No ‘trade agreement’, supposedly something aimed at helping the people, rather than just select companies/industries, should ever be negotiated in such complete secrecy from the people, and it needs to be made very clear that any ‘trade agreement’ that is deserves to be shot down entirely, and treated as something detrimental to the public, something their supporters most certainly know they are.

Anonymous Coward says:

the whole idea of this part of the ‘agreements’ is to try to get other countries to fund USA companies for money that THEY think they are entitled to, but have lost because of little things like ‘Health and Safety’ laws, ones designed to try to keep the masses, including those in the particular company from harm and to give them a redress if needed. you can bet anything that it would be used mostly by US companies who are prevented from introducing something because of safety fears, just because they say it’s ok. any ‘arbitration’ would result in the company winning every time, as long as it was an American company, and all others losing every time because of not being American. if ever there was a stitch up requirement to ensure that companies could get millions from a country, in effect, bankrupting the country who would suddenly be ‘bailed out’ by the USA in return from something else that stitched the people of the country up as payment (probably some spin-off of the entertainment industries and massive increases in prices and penalties), and the presence of US troops everywhere, ready to pounce when told to put in force some sort of curfew until the local government signed the country over to the USA’s total control! in other words, the USA would be expanding by swallowing up other countries to become the world police that is put about already because of the way it always has to stick it’s snout in!!

John Fenderson (profile) says:

Wow, is that consistency I see?

I have to hand it to Daniel Ikenson.
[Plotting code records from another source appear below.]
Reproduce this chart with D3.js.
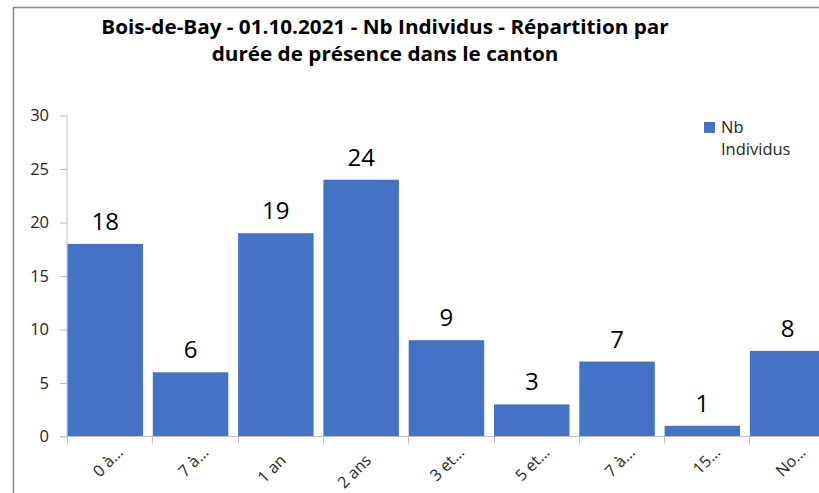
<!DOCTYPE html>
<html><head><meta charset="utf-8">
<script src="https://cdn.jsdelivr.net/npm/d3@7"></script>
<style>body{margin:0;background:#fff;} svg{display:block;}</style>
</head><body>
<svg id="c" width="819" height="493"></svg>
<script>
const categories = ["0 à…","7 à…","1 an","2 ans","3 et…","5 et…","7 à…","15…","No…"];
const values = [18, 6, 19, 24, 9, 3, 7, 1, 8];
const yTicks = [0, 5, 10, 15, 20, 25, 30];
const titleLines = ["Bois-de-Bay - 01.10.2021 - Nb Individus - Répartition par", "durée de présence dans le canton"];
const seriesName = ["Nb", "Individus"];

const svg = d3.select("#c");
const font = "'Open Sans', 'Liberation Sans', Arial, sans-serif";

// border
svg.append("path").attr("d","M13.5,493 V7.5 H819").attr("fill","none").attr("stroke","#8c8c8c").attr("stroke-width",1.5);

// title
svg.append("g").attr("transform","translate(385,0) scale(1.09,1)")
  .selectAll("text").data(titleLines).join("text")
  .attr("x", 0).attr("y",(d,i)=>34+i*27)
  .attr("text-anchor","middle").attr("font-family",font).attr("font-weight","bold")
  .attr("font-size",19).attr("fill","#000").text(d=>d);

const x = d3.scaleBand().domain(d3.range(categories.length)).range([67, 67+9*85.3]).padding(0);
const y = d3.scaleLinear().domain([0,30]).range([436.5,115.5]);

// y axis
const ya = svg.append("g").attr("transform","translate(67,0)")
  .call(d3.axisLeft(y).tickValues(yTicks).tickSize(7).tickPadding(11));
ya.select(".domain").attr("stroke","#bfbfbf").attr("d","M0,115.5V436.5");
ya.selectAll(".tick line").attr("stroke","#bfbfbf");
ya.selectAll(".tick text").attr("font-family",font).attr("font-size",16.5).attr("fill","#262626");

// bars
const bw = x.bandwidth()*0.885;
svg.append("g").selectAll("rect").data(values).join("rect")
  .attr("x",(d,i)=>x(i)+0.5).attr("y",d=>y(d)).attr("width",bw).attr("height",d=>y(0)-y(d))
  .attr("fill","#4472C4");

// x axis
svg.append("line").attr("x1",60).attr("x2",819).attr("y1",436.5).attr("y2",436.5).attr("stroke","#bfbfbf");
svg.append("g").selectAll("line").data(d3.range(categories.length+1)).join("line")
  .attr("x1",i=>Math.round(x(0)+i*x.step())+0.5).attr("x2",i=>Math.round(x(0)+i*x.step())+0.5)
  .attr("y1",436.5).attr("y2",443.5).attr("stroke","#bfbfbf");

// x labels
svg.append("g").selectAll("text").data(categories).join("text")
  .attr("transform",(d,i)=>`translate(${x(i)+x.bandwidth()/2+6},${445}) rotate(-45)`)
  .attr("x",d=>d.endsWith("…")?0:-11)
  .attr("dy","0.75em")
  .attr("text-anchor","end").attr("font-family",font).attr("font-size",16).attr("fill","#262626")
  .text(d=>d);

// data labels
svg.append("g").selectAll("text").data(values).join("text")
  .attr("x",(d,i)=>x(i)+0.5+bw/2).attr("y",d=>y(d)-14)
  .attr("text-anchor","middle").attr("font-family",font).attr("font-size",24).attr("fill","#000")
  .text(d=>d);

// legend
svg.append("rect").attr("x",704).attr("y",122).attr("width",11).attr("height",11).attr("fill","#4472C4");
svg.append("g").selectAll("text").data(seriesName).join("text")
  .attr("x",721).attr("y",(d,i)=>133+i*22).attr("font-family",font).attr("font-size",16.5).attr("fill","#262626")
  .text(d=>d);
</script>
</body></html>
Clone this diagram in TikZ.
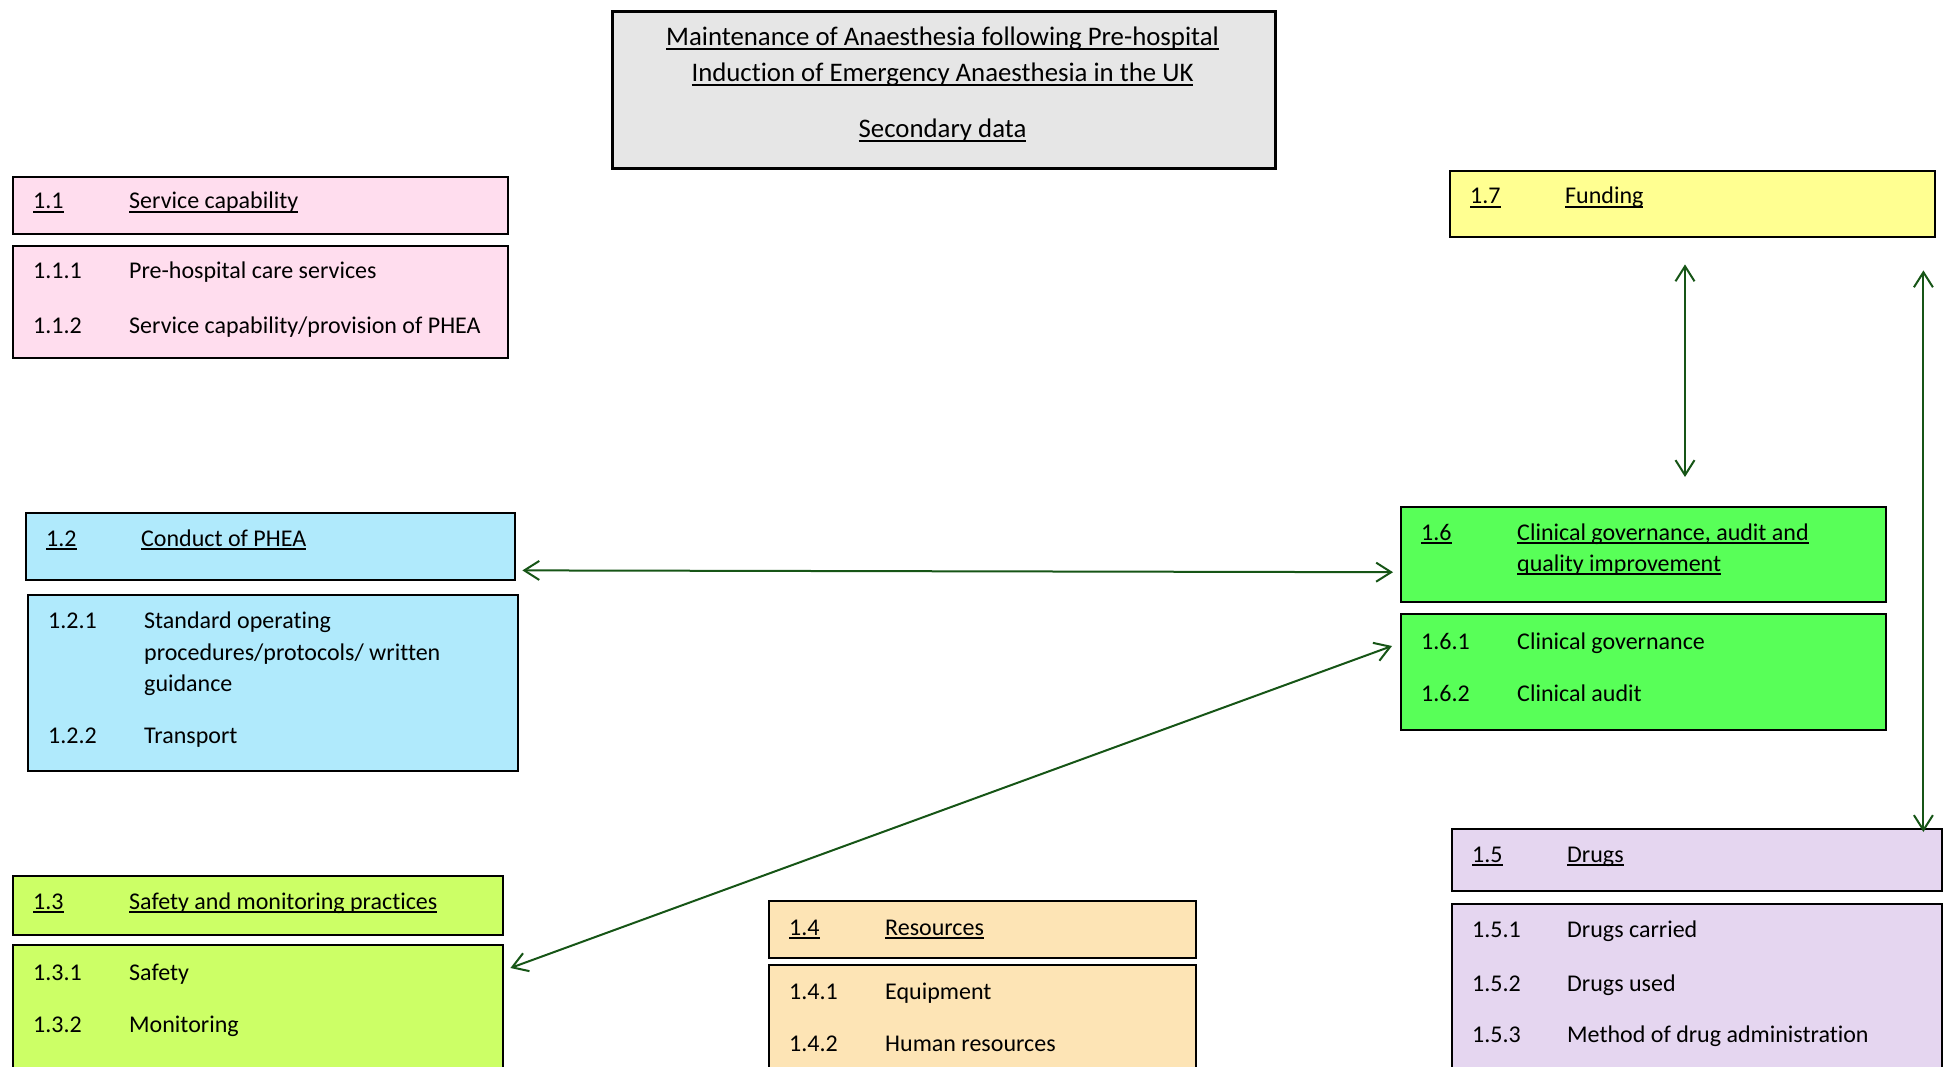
\documentclass[tikz,border=0pt]{standalone}
\usepackage{fontspec}
\setmainfont{Carlito}[Ligatures=NoCommon]
\usetikzlibrary{arrows.meta}
\definecolor{pinkc}{RGB}{255,221,238}
\definecolor{bluec}{RGB}{176,234,252}
\definecolor{limec}{RGB}{204,255,102}
\definecolor{orangec}{RGB}{253,228,181}
\definecolor{purplec}{RGB}{229,214,240}
\definecolor{greenc}{RGB}{88,255,88}
\definecolor{yellowc}{RGB}{255,255,145}
\definecolor{greyc}{RGB}{230,230,230}
\definecolor{linkgreen}{RGB}{22,85,22}
\newcommand\fs{\fontsize{24pt}{31.5pt}\selectfont}
\newcommand\tfs{\fontsize{26.8pt}{32pt}\selectfont}
\newcommand\uln[1]{\setbox0\hbox{#1}\rlap{\rule[-4pt]{\wd0}{1.8pt}}\box0}
\tikzset{barbtip/.tip={Straight Barb[length=15pt,width=19pt]}}
\begin{document}
\begin{tikzpicture}[x=1pt,y=-1pt,
  box/.style={draw=black,line width=2.4pt,inner sep=0pt,anchor=north west},
  txt/.style={anchor=base west,inner sep=0pt,font=\fs},
  ctxt/.style={anchor=base,inner sep=0pt,font=\tfs},
  link/.style={draw=linkgreen,line width=2pt,arrows={barbtip-barbtip}}]
\useasboundingbox (0,0) rectangle (1943,1067);
% boxes
\node[box,fill=greyc,line width=2.8pt,minimum width=663pt,minimum height=157pt] (title) at (611,10) {};
\node[box,fill=pinkc,minimum width=495pt,minimum height=57pt] (h11) at (12,176) {};
\node[box,fill=pinkc,minimum width=495pt,minimum height=112pt] (b11) at (12,245) {};
\node[box,fill=bluec,minimum width=489pt,minimum height=67pt] (h12) at (25,512) {};
\node[box,fill=bluec,minimum width=490pt,minimum height=176pt] (b12) at (27,594) {};
\node[box,fill=limec,minimum width=490pt,minimum height=59pt] (h13) at (12,875) {};
\node[box,fill=limec,minimum width=490pt,minimum height=146pt] (b13) at (12,944) {};
\node[box,fill=orangec,minimum width=427pt,minimum height=57pt] (h14) at (768,900) {};
\node[box,fill=orangec,minimum width=427pt,minimum height=126pt] (b14) at (768,964) {};
\node[box,fill=purplec,minimum width=490pt,minimum height=62pt] (h15) at (1451,828) {};
\node[box,fill=purplec,minimum width=490pt,minimum height=187pt] (b15) at (1451,903) {};
\node[box,fill=greenc,minimum width=485pt,minimum height=95pt] (h16) at (1400,506) {};
\node[box,fill=greenc,minimum width=485pt,minimum height=116pt] (b16) at (1400,613) {};
\node[box,fill=yellowc,minimum width=485pt,minimum height=66pt] (h17) at (1449,170) {};
% title text
\node[ctxt] (t1) at (942.5,46) {\uln{Maintenance of Anaesthesia following Pre-hospital}};
\node[ctxt] (t2) at (942.5,82) {\uln{Induction of Emergency Anaesthesia in the UK}};
\node[ctxt] (t3) at (942.5,138) {\uln{Secondary data}};
% 1.1
\node[txt] (h11n) at (33,209) {\uln{1.1}};
\node[txt] (h11t) at (129,209) {\uln{Service capability}};
\node[txt] (b11n1) at (33,279) {1.1.1};
\node[txt] (b11t1) at (129,279) {Pre-hospital care services};
\node[txt] (b11n2) at (33,333) {1.1.2};
\node[txt] (b11t2) at (129,333) {Service capability/provision of PHEA};
% 1.2
\node[txt] (h12n) at (46,546) {\uln{1.2}};
\node[txt] (h12t) at (141,546) {\uln{Conduct of PHEA}};
\node[txt] (b12n1) at (48,628) {1.2.1};
\node[txt] (b12t1a) at (144,628) {Standard operating};
\node[txt] (b12t1b) at (144,660) {procedures/protocols/ written};
\node[txt] (b12t1c) at (144,691) {guidance};
\node[txt] (b12n2) at (48,743) {1.2.2};
\node[txt] (b12t2) at (144,743) {Transport};
% 1.3
\node[txt] (h13n) at (33,909) {\uln{1.3}};
\node[txt] (h13t) at (129,909) {\uln{Safety and monitoring practices}};
\node[txt] (b13n1) at (33,980) {1.3.1};
\node[txt] (b13t1) at (129,980) {Safety};
\node[txt] (b13n2) at (33,1032) {1.3.2};
\node[txt] (b13t2) at (129,1032) {Monitoring};
% 1.4
\node[txt] (h14n) at (789,935) {\uln{1.4}};
\node[txt] (h14t) at (885,935) {\uln{Resources}};
\node[txt] (b14n1) at (789,999) {1.4.1};
\node[txt] (b14t1) at (885,999) {Equipment};
\node[txt] (b14n2) at (789,1051) {1.4.2};
\node[txt] (b14t2) at (885,1051) {Human resources};
% 1.5
\node[txt] (h15n) at (1472,862) {\uln{1.5}};
\node[txt] (h15t) at (1567,862) {\uln{Drugs}};
\node[txt] (b15n1) at (1472,937) {1.5.1};
\node[txt] (b15t1) at (1567,937) {Drugs carried};
\node[txt] (b15n2) at (1472,991) {1.5.2};
\node[txt] (b15t2) at (1567,991) {Drugs used};
\node[txt] (b15n3) at (1472,1042) {1.5.3};
\node[txt] (b15t3) at (1567,1042) {Method of drug administration};
% 1.6
\node[txt] (h16n) at (1421,540) {\uln{1.6}};
\node[txt] (h16ta) at (1517,540) {\uln{Clinical governance, audit and}};
\node[txt] (h16tb) at (1517,571) {\uln{quality improvement}};
\node[txt] (b16n1) at (1421,649) {1.6.1};
\node[txt] (b16t1) at (1517,649) {Clinical governance};
\node[txt] (b16n2) at (1421,701) {1.6.2};
\node[txt] (b16t2) at (1517,701) {Clinical audit};
% 1.7
\node[txt] (h17n) at (1470,204) {\uln{1.7}};
\node[txt] (h17t) at (1565,204) {\uln{Funding}};
% connectors
\draw[link] ([xshift=6pt,yshift=11pt]h12.south east) -- ([xshift=-7pt,yshift=-17.5pt]h16.west);
\draw[link] ([xshift=6pt,yshift=-24pt]b13.north east) -- ([xshift=-8pt,yshift=-33pt]b16.north west);
\draw[link] ([xshift=236pt,yshift=-26pt]h17.south west) -- ([xshift=285pt,yshift=29pt]h16.north west);
\draw[link] ([xshift=-13pt,yshift=-32pt]h17.south east) -- ([xshift=-20pt,yshift=-4pt]h15.north east);
\end{tikzpicture}
\end{document}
At the very least, he’s managed a rare instance of consistency in his point of view. This is a crowd that frequently trumpets the magical power of the “free market” to sort out inequities, and yet has viewed ISDS favorably despite the fact that the “free market” should handle cases of inequity all on its own (because companies will avoid doing business with nations that treat them unfairly). It’s refreshing to see one of that crowd making this exact point.